• Devant, et sur les flancs, lettre un peu péremptoire mais amicale au mouvement zadiste

    http://juralib.noblogs.org/2014/12/28/devant-et-sur-les-flancs-la-zad-est-un-moyen-de-faire-face-au-capit

    Que la petite bourgeoisie s’allie un temps au peuple dont elle est issue pour se forger une position dominante, n’est pas une première. Mais revenons à nos moutons : ce petit détour permet à présent de répondre à notre question initiale : qui sont les « pro » ? C’est par opposition à cette partie du mouvement que nous avons définie ensemble comme la nouvelle avant-garde du P.d.P., que nous pouvons définir l’alliance hétérogène des « pro », à Roybon, à Sivens, ou en Maurienne : vieux souteneurs de l’industrie, agriculteurs forcés à l’intensif depuis 50 ans et ne voyant plus d’autre voie, commerçants sans plan B, suivis d’une partie de leur main-d’œuvre prolétaire, et des partis qui les représentent ; ils forment l’arrière-garde du Parti du Progrès, ceux qui ont nourri la France d’après-guerre, mais qui ont loupé le virage des années 80, de l’innovation et de l’information.

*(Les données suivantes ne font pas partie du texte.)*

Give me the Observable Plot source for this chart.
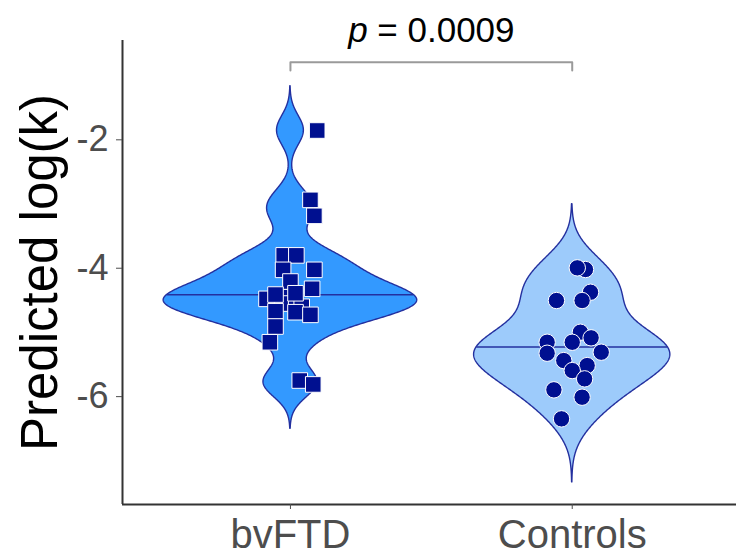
<!DOCTYPE html>
<html><head><meta charset="utf-8">
<script src="https://cdn.jsdelivr.net/npm/d3@7"></script>
<script src="https://cdn.jsdelivr.net/npm/@observablehq/plot@0.6"></script>
<style>body{margin:0;background:#fff;}</style>
</head><body><div id="chart"></div>
<script>
// ---- data (first three bvFTD squares sit hidden under others) ----
const groups = ["bvFTD", "Controls"];
const bvftdValues = [-4.45, -4.55, -4.60,
  -1.855, -2.935, -3.184, -3.80, -3.80, -4.025, -4.025, -4.207, -4.32, -4.477,
  -4.41, -4.39, -4.67, -4.685, -4.726, -4.908, -5.153, -5.749, -5.81];
const bvftdJitter = [0.0, -0.035, 0.04,
  0.095, 0.071, 0.085, -0.024, 0.021, -0.026, 0.085, 0.0, 0.077, -0.085,
  -0.053, 0.018, -0.053, 0.018, 0.071, -0.053, -0.073, 0.033, 0.081];
const controlsValues = [-4.020, -3.994, -4.374, -4.503, -4.503, -4.997, -5.084, -5.153, -5.153, -5.308,
  -5.324, -5.438, -5.516, -5.594, -5.723, -5.894, -6.009, -6.346];
const controlsJitter = [0.047, 0.018, 0.065, -0.056, 0.035, 0.029, 0.067, -0.089, 0.0, 0.103,
  -0.089, -0.030, 0.053, 0.0, 0.044, -0.065, 0.035, -0.038];
const bandwidths = [0.23, 0.33];
const yTicks = [-2, -4, -6];
const pLabel = "p = 0.0009";
const yLabel = "Predicted log(k)";

// ---- styling ----
const fills = ["#3399FF", "#9DCBFB"];
const outline = "#24309f";
const pointFill = "#001090";
const xDomain = [0.404, 2.583];
const yDomain = [-7.68, -0.453];

// ---- kernel density (gaussian, like ggplot violin, trim = FALSE) ----
function kde(values, bw, n = 512) {
  const lo = d3.min(values) - 3 * bw, hi = d3.max(values) + 3 * bw;
  const c = 1 / (values.length * bw * Math.sqrt(2 * Math.PI));
  return d3.range(n).map(i => {
    const y = lo + (hi - lo) * i / (n - 1);
    return {y, d: c * d3.sum(values, v => Math.exp(-0.5 * ((y - v) / bw) ** 2))};
  });
}
const allValues = [bvftdValues, controlsValues];
const dens = allValues.map((v, i) => kde(v, bandwidths[i]));
const maxD = d3.max(dens.flat(), e => e.d);
const violinRows = [];
const medianRows = [];
dens.forEach((arr, i) => {
  const gi = i + 1;
  arr.forEach(e => violinRows.push({group: groups[i], gi, y: e.y, w: 0.45 * e.d / maxD}));
  // median from the density's cumulative distribution
  const total = d3.sum(arr, e => e.d);
  let cum = 0, prevCum = 0;
  for (let k = 0; k < arr.length; k++) {
    prevCum = cum; cum += arr[k].d / total;
    if (cum >= 0.5) {
      const t = k === 0 ? 0 : (0.5 - prevCum) / (cum - prevCum);
      const a = arr[Math.max(k - 1, 0)], b = arr[k];
      const y = a.y + (b.y - a.y) * t;
      const w = 0.45 * (a.d + (b.d - a.d) * t) / maxD;
      medianRows.push({gi, y, w});
      break;
    }
  }
});
const bvRows = bvftdValues.map((v, i) => ({x: 1 + bvftdJitter[i], v}));
const ctRows = controlsValues.map((v, i) => ({x: 2 + controlsJitter[i], v}));
const bracket = [{x: 1, y: -0.92}, {x: 1, y: -0.79}, {x: 2, y: -0.79}, {x: 2, y: -0.92}];

const chart = Plot.plot({
  width: 736, height: 555,
  marginLeft: 122, marginRight: 0, marginTop: 40, marginBottom: 51,
  x: {domain: xDomain, axis: null},
  y: {domain: yDomain, axis: null},
  color: {domain: groups, range: fills},
  style: {fontFamily: "'Liberation Sans', Arial, Helvetica, sans-serif", background: "white"},
  marks: [
    Plot.areaX(violinRows, {y: "y", x1: d => d.gi - d.w, x2: d => d.gi + d.w, z: "group",
      fill: "group", stroke: outline, strokeWidth: 1.4}),
    Plot.ruleY(medianRows, {y: "y", x1: d => d.gi - d.w, x2: d => d.gi + d.w, stroke: outline, strokeWidth: 1.4}),
    Plot.dot(bvRows, {x: "x", y: "v", symbol: "square", r: 8.8, fill: pointFill, stroke: "white", strokeWidth: 1}),
    Plot.dot(ctRows, {x: "x", y: "v", symbol: "circle", r: 8.2, fill: pointFill, stroke: "white", strokeWidth: 1}),
    Plot.ruleX([xDomain[0]], {stroke: "#333", strokeWidth: 2}),
    Plot.ruleY([yDomain[0]], {stroke: "#333", strokeWidth: 2}),
    Plot.axisY(yTicks, {tickSize: 6, tickPadding: 8, fontSize: 36, color: "#4d4d4d", label: null,
      tickFormat: d => String(d)}),
    Plot.axisX([1, 2], {tickFormat: d => groups[d - 1], tickSize: 5, tickPadding: 10, fontSize: 40,
      color: "#4d4d4d", label: null}),
    Plot.line(bracket, {x: "x", y: "y", stroke: "#9a9a9a", strokeWidth: 2}),
    Plot.text([pLabel], {x: 1.5, y: -0.48, lineAnchor: "bottom", fontSize: 35, fill: "black"}),
    Plot.text([yLabel], {frameAnchor: "left", dx: -82, rotate: -90, textAnchor: "middle",
      fontSize: 51, fill: "black"})
  ]
});
document.getElementById("chart").appendChild(chart);
// italic "p"
d3.select(chart).selectAll("text").filter(function() { return this.textContent === pLabel; })
  .each(function() {
    const t = d3.select(this);
    t.text(null);
    t.append("tspan").attr("font-style", "italic").text("p");
    t.append("tspan").text(pLabel.slice(1));
  });
</script>
</body></html>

    Ils ne sont pas fascistes, même si la xénophobie les traverse allègrement ; même pas forcément de droite, mais certainement tous productivistes. Laissés pour compte de la mondialisation, pas rentables, tout aussi sous perfusion de subventions étatiques que les allocataires RSA qu’ils montrent du doigt, ils vomissent les réformes sociétales et les taxes. Et s’ils se mobilisent, c’est parce qu’ils sentent bien que, derrière les zadistes, les peluts, les anti-tout, il y a le nouveau modèle des dominants, intellos, verts et technophiles, avec un vrai projet de société, leur relève en quelque sorte, qui va s’approprier leur territoire. Ce sont ces « extérieurs » qui représentent une menace réelle pour les pro.

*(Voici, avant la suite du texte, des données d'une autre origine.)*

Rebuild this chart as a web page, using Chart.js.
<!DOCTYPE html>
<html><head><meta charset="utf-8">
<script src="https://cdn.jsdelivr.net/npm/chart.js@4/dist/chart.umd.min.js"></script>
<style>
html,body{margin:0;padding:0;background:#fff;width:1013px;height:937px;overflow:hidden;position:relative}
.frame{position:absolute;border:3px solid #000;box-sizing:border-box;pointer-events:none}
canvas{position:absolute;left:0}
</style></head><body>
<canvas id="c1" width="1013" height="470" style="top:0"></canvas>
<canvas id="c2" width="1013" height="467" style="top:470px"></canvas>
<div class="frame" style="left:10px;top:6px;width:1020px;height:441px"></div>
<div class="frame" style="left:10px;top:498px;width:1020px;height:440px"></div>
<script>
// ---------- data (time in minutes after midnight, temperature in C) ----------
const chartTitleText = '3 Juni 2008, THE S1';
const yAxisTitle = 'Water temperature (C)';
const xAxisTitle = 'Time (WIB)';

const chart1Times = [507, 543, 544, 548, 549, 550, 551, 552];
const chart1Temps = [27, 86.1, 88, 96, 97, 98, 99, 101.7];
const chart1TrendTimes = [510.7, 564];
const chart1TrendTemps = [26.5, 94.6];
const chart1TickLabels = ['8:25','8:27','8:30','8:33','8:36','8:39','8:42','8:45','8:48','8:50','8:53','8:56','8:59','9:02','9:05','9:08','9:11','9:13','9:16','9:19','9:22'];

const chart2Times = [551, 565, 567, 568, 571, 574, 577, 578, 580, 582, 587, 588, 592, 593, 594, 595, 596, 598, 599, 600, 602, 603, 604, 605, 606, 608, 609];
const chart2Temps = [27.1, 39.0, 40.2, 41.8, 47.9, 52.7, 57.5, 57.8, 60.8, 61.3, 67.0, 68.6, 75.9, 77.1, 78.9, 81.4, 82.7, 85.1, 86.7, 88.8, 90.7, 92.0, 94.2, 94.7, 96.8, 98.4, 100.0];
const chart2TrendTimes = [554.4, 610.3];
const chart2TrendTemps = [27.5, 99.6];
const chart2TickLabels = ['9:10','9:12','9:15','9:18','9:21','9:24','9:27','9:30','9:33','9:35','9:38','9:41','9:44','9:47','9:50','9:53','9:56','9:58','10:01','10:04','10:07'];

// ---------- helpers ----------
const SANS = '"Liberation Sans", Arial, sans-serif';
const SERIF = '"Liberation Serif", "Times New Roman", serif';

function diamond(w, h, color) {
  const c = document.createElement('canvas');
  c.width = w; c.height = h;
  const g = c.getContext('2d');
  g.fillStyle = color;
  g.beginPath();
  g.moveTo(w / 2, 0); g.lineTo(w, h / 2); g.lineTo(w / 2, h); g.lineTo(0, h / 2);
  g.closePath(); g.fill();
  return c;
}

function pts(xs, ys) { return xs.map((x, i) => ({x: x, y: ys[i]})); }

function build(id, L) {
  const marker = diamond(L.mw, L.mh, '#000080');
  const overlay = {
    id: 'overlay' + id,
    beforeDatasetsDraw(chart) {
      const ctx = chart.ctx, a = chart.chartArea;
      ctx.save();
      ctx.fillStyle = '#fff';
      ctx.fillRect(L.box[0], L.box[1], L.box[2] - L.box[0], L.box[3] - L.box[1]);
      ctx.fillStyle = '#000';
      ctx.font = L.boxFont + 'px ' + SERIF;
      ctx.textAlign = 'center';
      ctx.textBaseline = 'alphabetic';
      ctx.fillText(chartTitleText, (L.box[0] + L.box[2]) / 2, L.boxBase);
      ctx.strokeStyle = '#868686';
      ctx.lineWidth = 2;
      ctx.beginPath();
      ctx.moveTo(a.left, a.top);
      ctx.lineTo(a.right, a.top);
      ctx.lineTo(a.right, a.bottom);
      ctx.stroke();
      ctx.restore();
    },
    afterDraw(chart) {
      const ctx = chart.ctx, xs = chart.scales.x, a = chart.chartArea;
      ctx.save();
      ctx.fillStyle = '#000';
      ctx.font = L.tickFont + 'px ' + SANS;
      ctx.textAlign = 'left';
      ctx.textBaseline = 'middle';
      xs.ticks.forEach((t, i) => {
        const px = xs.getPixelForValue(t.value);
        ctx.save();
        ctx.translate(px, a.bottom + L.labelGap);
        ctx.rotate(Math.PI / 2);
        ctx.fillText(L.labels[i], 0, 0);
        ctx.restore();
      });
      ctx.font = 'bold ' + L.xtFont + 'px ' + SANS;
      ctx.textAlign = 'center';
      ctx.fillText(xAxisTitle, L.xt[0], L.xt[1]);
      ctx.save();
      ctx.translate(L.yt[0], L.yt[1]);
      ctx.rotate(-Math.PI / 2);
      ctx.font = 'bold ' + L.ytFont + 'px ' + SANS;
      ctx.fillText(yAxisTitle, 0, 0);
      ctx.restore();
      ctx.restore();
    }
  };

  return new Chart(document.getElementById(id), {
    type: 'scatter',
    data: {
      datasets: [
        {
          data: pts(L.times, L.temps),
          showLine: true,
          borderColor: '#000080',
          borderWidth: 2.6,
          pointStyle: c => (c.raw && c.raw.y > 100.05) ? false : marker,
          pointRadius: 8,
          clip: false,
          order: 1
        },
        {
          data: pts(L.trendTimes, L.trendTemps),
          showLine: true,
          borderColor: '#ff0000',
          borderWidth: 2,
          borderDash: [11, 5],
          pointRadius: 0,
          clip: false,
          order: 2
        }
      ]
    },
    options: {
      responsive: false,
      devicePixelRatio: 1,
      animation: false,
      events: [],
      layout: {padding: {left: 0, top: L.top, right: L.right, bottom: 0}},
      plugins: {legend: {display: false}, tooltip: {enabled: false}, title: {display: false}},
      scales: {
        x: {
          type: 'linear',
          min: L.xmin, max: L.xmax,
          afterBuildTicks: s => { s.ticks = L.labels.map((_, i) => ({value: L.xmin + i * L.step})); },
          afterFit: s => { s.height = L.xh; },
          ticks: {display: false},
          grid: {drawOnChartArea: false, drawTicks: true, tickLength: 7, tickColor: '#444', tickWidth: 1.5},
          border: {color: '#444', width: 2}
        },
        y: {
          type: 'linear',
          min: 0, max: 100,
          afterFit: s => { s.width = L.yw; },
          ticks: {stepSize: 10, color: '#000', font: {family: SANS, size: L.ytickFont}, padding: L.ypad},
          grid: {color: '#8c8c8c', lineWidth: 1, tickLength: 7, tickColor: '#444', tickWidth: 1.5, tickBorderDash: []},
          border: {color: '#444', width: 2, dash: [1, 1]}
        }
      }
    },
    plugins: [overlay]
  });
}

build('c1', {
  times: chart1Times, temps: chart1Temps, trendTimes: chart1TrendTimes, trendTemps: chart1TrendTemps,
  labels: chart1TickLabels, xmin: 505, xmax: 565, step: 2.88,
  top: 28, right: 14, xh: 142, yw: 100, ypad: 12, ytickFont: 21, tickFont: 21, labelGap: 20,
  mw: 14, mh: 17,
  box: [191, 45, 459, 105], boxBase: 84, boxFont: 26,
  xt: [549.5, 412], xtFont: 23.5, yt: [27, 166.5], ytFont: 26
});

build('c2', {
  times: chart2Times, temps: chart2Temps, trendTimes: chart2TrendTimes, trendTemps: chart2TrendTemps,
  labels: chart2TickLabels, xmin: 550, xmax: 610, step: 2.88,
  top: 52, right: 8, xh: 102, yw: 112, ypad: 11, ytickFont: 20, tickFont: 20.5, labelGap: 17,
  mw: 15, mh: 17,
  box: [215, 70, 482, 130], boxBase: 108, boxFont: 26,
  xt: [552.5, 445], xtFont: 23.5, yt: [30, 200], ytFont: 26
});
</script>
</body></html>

    Avant et arrière-gardes, ces deux composantes encerclent les ZAD, et tout en l’ignorant, forment deux appendices du même animal : le Parti du Progrès, alias le capitalisme nouvelle vague. Nous, les anarchistes, les militants, les zadistes, nous sommes, pour l’instant, les mercenaires aveugles (et gratos) du P.d.P. On défriche, on ouvre une brèche, et on la tient un temps, comme dans les villes depuis 20 ans. Et contrairement à ce que nous laisse supposer la situation aujourd’hui, « pro » et « anti » peuvent très rapidement s’entendre sur plusieurs points :

    • un point technique d’abord : les écotechs expliqueront aux pécores qu’il faut opter pour un projet alternatif et durable ; qu’il faut plus de zones compensatoires, plus de CNDP ; ils négocieront via la FRAPNA, la FNSEA ou d’autres (tiens, c’est le cas en ce moment même, sous l’égide du gouvernement), et s’entendront sur un modus vivendi. Souvenons-nous que EELV a soutenu le TAV jusqu’en 2011, puis changé de camp pour réclamer, depuis, une autoroute maritime à la place d’une autoroute ferroviaire. Techniquement, tout devient possible.

    • pragmatique : les zadistes sont encombrants et ingouvernables. Bref, pro et anti diront bientôt, et à l’unisson : « foutez le camp, on est chez nous », ou des variantes de gauche : « maintenant, il faut laisser place à la démocratie ». S. Royal, dans le Monde du 22/12/14 : « Quand une solution sera trouvée, il faudra que les occupants partent ». Nous sommes prévenus.

    On sait ce qui nous attend. À ce moment là, on sera seuls contre les réacs, les flics et les légalistes. Once again. Inutile de patienter poliment, de se forger une image médiatique de gentils jeunes, ou d’adorateurs des merveilles de Gaïa, on ne se fera balayer que plus rapidement. Si on rentre sur le champ de bataille de l’opinion publique, c’est toujours par tactique, non pour la gagner. Entre un front et l’autre, notre position est courageuse, mais glissante. Pour rester offensive, elle doit chercher la stratégie qui nous permette de gagner la bataille politique, derrière la bataille géographique. La ligne de crête que l’on doit voir dès maintenant dans le brouillard, entre pro et anti, c’est celle où l’on assume nos ambitions : la ZAD est un moyen de faire face au capitalisme, à l’industrie des flux, aux avant-postes de la métropole, auxquels nous opposons nos forces, en mettant en pratique notre idée du commun, la fusion de la vie collective et de la lutte politique. Chacun peut nous rejoindre, mais qu’ils sachent que nous ne serons ni les sauveurs de la France périphérique, ni les larbins des bourgeois métropolitains.